How Thesis-Implied Pricing Works
When your causal tree computes a root probability of 42%, that means your model says contracts linked to this event should trade at 42 cents. If the market says 28 cents, you have 14 points of edge.
From Tree to Price
The thesis-implied price comes from the mathematical combination of node probabilities in your causal tree:
- Each leaf node has a probability you've estimated
- Branch nodes combine their children (using AND, OR, or weighted logic)
- The root node's probability is the thesis-implied price
Multiple Markets, One Thesis
A single thesis can imply prices across multiple contracts. A recession thesis might simultaneously imply:
- KXRECSSNBER-26 should be at 42 cents (vs. market 28)
- KXGDP-26Q2-TNEG should be at 30 cents (vs. market 18)
- KXUNRATE-26JUN-T5.0 should be at 40 cents (vs. market 35)

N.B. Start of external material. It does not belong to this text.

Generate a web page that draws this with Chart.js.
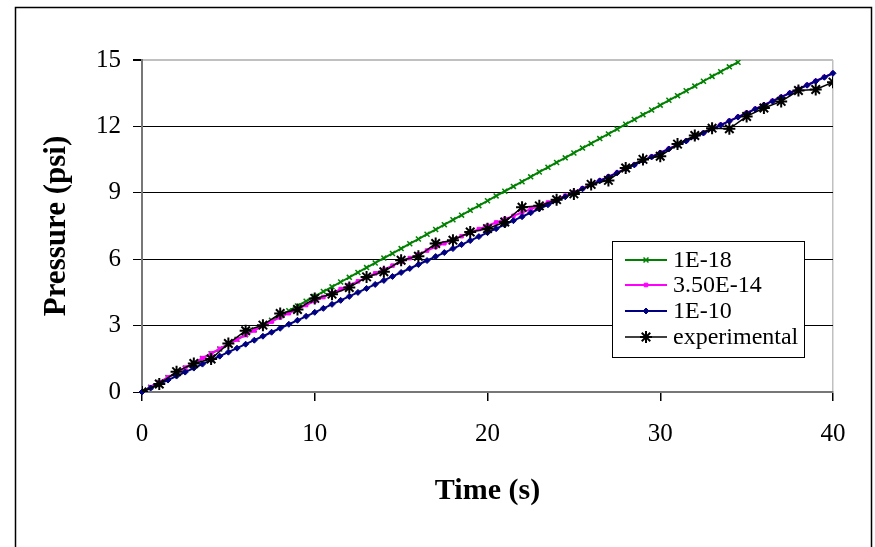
<!DOCTYPE html>
<html><head><meta charset="utf-8">
<script src="https://cdn.jsdelivr.net/npm/chart.js@4.4.0/dist/chart.umd.min.js"></script>
<style>html,body{margin:0;padding:0;background:#fff;overflow:hidden;} #wrap{width:875px;height:547px;}</style>
</head><body><div id="wrap"><canvas id="c" width="875" height="547"></canvas></div>
<script>
const simTime = [0,0.5,1,1.5,2,2.5,3,3.5,4,4.5,5,5.5,6,6.5,7,7.5,8,8.5,9,9.5,10,10.5,11,11.5,12,12.5,13,13.5,14,14.5,15,15.5,16,16.5,17,17.5,18,18.5,19,19.5,20,20.5,21,21.5,22,22.5,23,23.5,24,24.5,25,25.5,26,26.5,27,27.5,28,28.5,29,29.5,30,30.5,31,31.5,32,32.5,33,33.5,34,34.5,35,35.5,36,36.5,37,37.5,38,38.5,39,39.5,40,40.5];
const expTime = [0,1,2,3,4,5,6,7,8,9,10,11,12,13,14,15,16,17,18,19,20,21,22,23,24,25,26,27,28,29,30,31,32,33,34,35,36,37,38,39,40];
const series1E18 = [0,0.22,0.43,0.65,0.86,1.08,1.3,1.51,1.73,1.94,2.16,2.38,2.59,2.81,3.02,3.24,3.46,3.67,3.89,4.1,4.32,4.54,4.75,4.97,5.18,5.4,5.62,5.83,6.05,6.26,6.48,6.7,6.91,7.13,7.34,7.56,7.78,7.99,8.21,8.42,8.64,8.86,9.07,9.29,9.5,9.72,9.94,10.15,10.37,10.58,10.8,11.02,11.23,11.45,11.66,11.88,12.1,12.31,12.53,12.74,12.96,13.18,13.39,13.61,13.82,14.04,14.26,14.47,14.69,14.9];
const series350E14 = [0,0.22,0.44,0.66,0.88,1.1,1.31,1.53,1.74,1.95,2.16,2.37,2.57,2.78,2.98,3.18,3.37,3.56,3.75,3.93,4.11,4.29,4.47,4.65,4.83,5.0,5.18,5.36,5.53,5.71,5.88,6.05,6.22,6.39,6.56,6.72,6.88,7.04,7.2,7.36,7.51,7.66,7.81,7.96,8.11,8.26,8.41,8.56,8.71,8.87,9.03,9.2,9.37,9.55,9.73,9.91,10.09,10.27,10.45,10.63,10.81,10.99,11.17,11.35,11.53,11.71,11.89,12.07,12.25,12.43,12.61,12.79,12.97,13.15,13.33,13.51,13.69,13.87,14.05,14.23,14.41];
const series1E10 = [0,0.18,0.36,0.54,0.72,0.9,1.08,1.26,1.44,1.62,1.8,1.98,2.16,2.34,2.52,2.7,2.88,3.06,3.24,3.42,3.6,3.78,3.96,4.14,4.32,4.5,4.68,4.86,5.04,5.22,5.4,5.58,5.76,5.94,6.12,6.3,6.48,6.66,6.84,7.02,7.2,7.38,7.56,7.74,7.92,8.1,8.28,8.46,8.64,8.82,9.0,9.18,9.36,9.54,9.72,9.9,10.08,10.26,10.44,10.62,10.8,10.98,11.16,11.34,11.52,11.7,11.88,12.06,12.24,12.42,12.6,12.78,12.96,13.14,13.32,13.5,13.68,13.86,14.04,14.22,14.4,14.58];
const seriesExp = [0,0.36,0.92,1.29,1.49,2.19,2.77,3.02,3.55,3.73,4.23,4.42,4.72,5.2,5.43,5.95,6.13,6.71,6.86,7.23,7.38,7.68,8.35,8.41,8.69,8.95,9.38,9.56,10.12,10.51,10.65,11.2,11.59,11.92,11.89,12.45,12.83,13.13,13.62,13.67,14.0];
const seriesLabels = ['1E-18','3.50E-14','1E-10','experimental'];
const yTicks = [0,3,6,9,12,15];
const xTicks = [0,10,20,30,40];
const xTitle = 'Time (s)';
const yTitle = 'Pressure (psi)';

function pts(xs, ys){ return ys.map((y,i)=>({x:xs[i], y:y})); }
const SERIF = '"Liberation Serif", "Times New Roman", serif';

const frame = {
  id:'frame',
  beforeDraw(chart){
    const ctx = chart.ctx; ctx.save();
    ctx.fillStyle='#fff'; ctx.fillRect(0,0,chart.width,chart.height);
    ctx.strokeStyle='#000'; ctx.lineWidth=1.5;
    ctx.strokeRect(15.5,7.5,856,620);
    ctx.restore();
  }
};
const boxLegend = {
  id:'boxLegend',
  afterDraw(chart){
    const ctx = chart.ctx; ctx.save();
    const L=612, T=241, W=192, H=116;
    ctx.fillStyle='#fff'; ctx.fillRect(L,T,W,H);
    ctx.strokeStyle='#000'; ctx.lineWidth=1; ctx.strokeRect(L+0.5,T+0.5,W,H);
    const rows=[260,285,311,337];
    chart.data.datasets.forEach((ds,i)=>{
      const y=rows[i];
      ctx.strokeStyle=ds.borderColor; ctx.lineWidth=ds.borderWidth;
      ctx.beginPath(); ctx.moveTo(625,y); ctx.lineTo(667,y); ctx.stroke();
      ctx.fillStyle=ds.pointBackgroundColor; ctx.strokeStyle=ds.pointBorderColor;
      ctx.lineWidth=ds.pointBorderWidth;
      Chart.helpers.drawPoint(ctx,{pointStyle:ds.pointStyle,radius:ds.pointRadius,rotation:0,borderWidth:ds.pointBorderWidth},646,y);
      ctx.fillStyle='#000'; ctx.font='24px '+SERIF; ctx.textBaseline='middle'; ctx.textAlign='left';
      ctx.fillText(ds.label,673,y+1);
    });
    ctx.restore();
  }
};

new Chart(document.getElementById('c'), {
  type:'line',
  data:{
    datasets:[
      {label:seriesLabels[0], data:pts(simTime,series1E18), borderColor:'#008000', backgroundColor:'#008000',
       borderWidth:2, pointStyle:'crossRot', pointRadius:3.5, pointBorderColor:'#008000', pointBackgroundColor:'#008000', pointBorderWidth:1.5, order:3},
      {label:seriesLabels[1], data:pts(simTime,series350E14), borderColor:'#FF00FF', backgroundColor:'#FF00FF',
       borderWidth:2, pointStyle:'rect', pointRadius:2.5, pointBorderColor:'#FF00FF', pointBackgroundColor:'#FF00FF', pointBorderWidth:1, order:2},
      {label:seriesLabels[2], data:pts(simTime,series1E10), borderColor:'#000080', backgroundColor:'#000080',
       borderWidth:2, pointStyle:'rectRot', pointRadius:3, pointBorderColor:'#000080', pointBackgroundColor:'#000080', pointBorderWidth:1, order:1, clip:false},
      {label:seriesLabels[3], data:pts(expTime,seriesExp), borderColor:'#000000', backgroundColor:'#000000',
       borderWidth:1.5, pointStyle:'star', pointRadius:6, pointBorderColor:'#000000', pointBackgroundColor:'#000000', pointBorderWidth:2, order:0}
    ]
  },
  options:{
    responsive:false, animation:false, devicePixelRatio:1,
    layout:{padding:{left:18,right:42,top:60,bottom:0}},
    plugins:{legend:{display:false}, tooltip:{enabled:false}},
    elements:{line:{tension:0}},
    scales:{
      x:{type:'linear', min:0, max:40,
        afterFit(s){ s.height = 155; },
        afterBuildTicks(s){ s.ticks = xTicks.map(v=>({value:v})); },
        ticks:{color:'#000', font:{family:SERIF,size:25}, padding:18, maxRotation:0},
        grid:{drawOnChartArea:true, color:(c)=> (c.tick && c.tick.value===40) ? '#c0c0c0' : 'rgba(0,0,0,0)', tickColor:'#000', tickLength:9, lineWidth:1.5},
        border:{display:true, color:'#777', width:2},
        title:{display:true, text:xTitle, color:'#000', font:{family:SERIF,size:30,weight:'bold'}, padding:{top:0,bottom:38}}
      },
      y:{type:'linear', min:0, max:15,
        afterFit(s){ s.width = 124; },
        afterBuildTicks(s){ s.ticks = yTicks.map(v=>({value:v})); },
        ticks:{color:'#000', font:{family:SERIF,size:25}, padding:12},
        grid:{color:(c)=> (c.tick && c.tick.value===15) ? '#c0c0c0' : '#000', tickColor:'#000', tickLength:9, lineWidth:(c)=> (c.tick && c.tick.value===15) ? 2 : 1},
        border:{display:true, color:'#777', width:2},
        title:{display:true, text:yTitle, color:'#000', font:{family:SERIF,size:31,weight:'bold'}, padding:{top:20,bottom:0}}
      }
    }
  },
  plugins:[frame, boxLegend]
});
</script>
</body></html>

Each gap is a separate edge opportunity, all driven by the same underlying analysis.
Updating Implied Prices
When new information arrives and you update a causal node, the thesis-implied price automatically changes. If a strong jobs report drops unemployment expectations, node n1.1 probability decreases, which decreases the root probability, which decreases the thesis-implied price for recession contracts.
This cascade is automatic in SimpleFunctions — the agent updates the tree and immediately recomputes edge across all linked markets.